Autores homens têm o péssimo hábito de usar estupro como recurso narrativo pra fortalecer personagens mulheres ou então só dar um fim trágico pra elas, e isso é horrível, inaceitável, violento e de mau gosto (principalmente em um livro que tá sendo aclamado como representativo nas resenhas). Essa cena e esse desfecho foram totalmente desnecessários porque não acrescentaram em nada na narrativa, inclusive foi romantizado, porque a morte de Samira se torna mais "força" pra Ayla matar o coronel e querer matar o rei, segue o trecho: "Carregarei esse peso pra sempre, mas usarei ele pra cravar ainda mais fundo minha espada em cada milionário e fascista que eu encontrar". Detalhe que essa situação toda ainda reforça como casal LGBT tem fim trágico, que nunca consegue ser feliz.
--
A narrativa acaba com um desfecho rápido, com a morte do coronel e com uma guerra na praça do teatro amazonas e com Ayla se juntando à resistência. Como um todo, a história é vazia, cheia desses furos que seriam resolvidos com uma pesquisa no google, com estereótipos e uma representatividade falha, beirando ao cômico.
Eu penso que se você quer escrever representatividade (e sim temos que ter representatividade), você precisa fazer isso com responsabilidade, ouvindo e contratando as pessoas que vão ser representadas pra lerem antes de publicar, pra evitar erros grotescos e absurdos como esses, que só reforçam uma visão estereotipada do norte e de seus habitantes. Achei de muito mau gosto, e novamente não entendi as resenhas positivas com todas essas problemáticas. Eu sinceramente queria não ter lido, queria ter desistido na primeira página e não insistido até o final.
A proposta era boa, mas com essa experiência pareceu uma proposta só pra encantar leitores contra o bozo, porque não houve responsabilidade nas representações.

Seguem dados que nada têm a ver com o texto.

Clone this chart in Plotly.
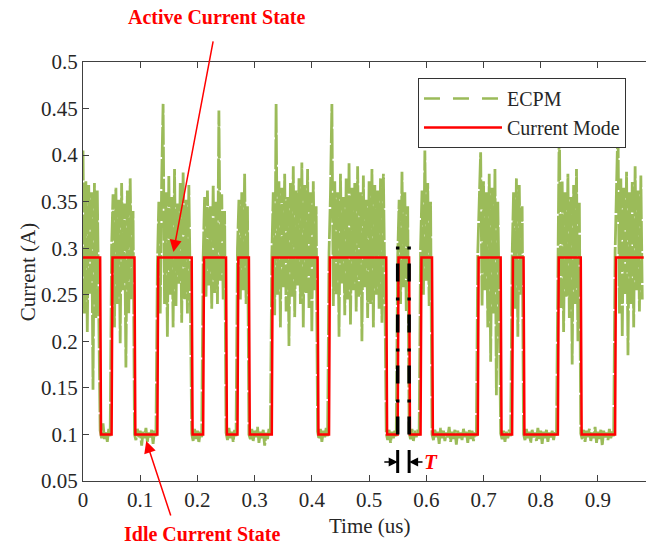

Eu finalizo aqui meu comentário irrelevante (porque obviamente sou irrelevante, acho pouco provável que vá ter mudanças no livro ou que minha visão como mulher e nortista seja considerada) com um pedaço do livro que exprime bem como me senti durante e depois da leitura:
"...teatrinho tolo parecia uma cena de Os Vingadores, mas no Brasil que existe na mente dos sulistas".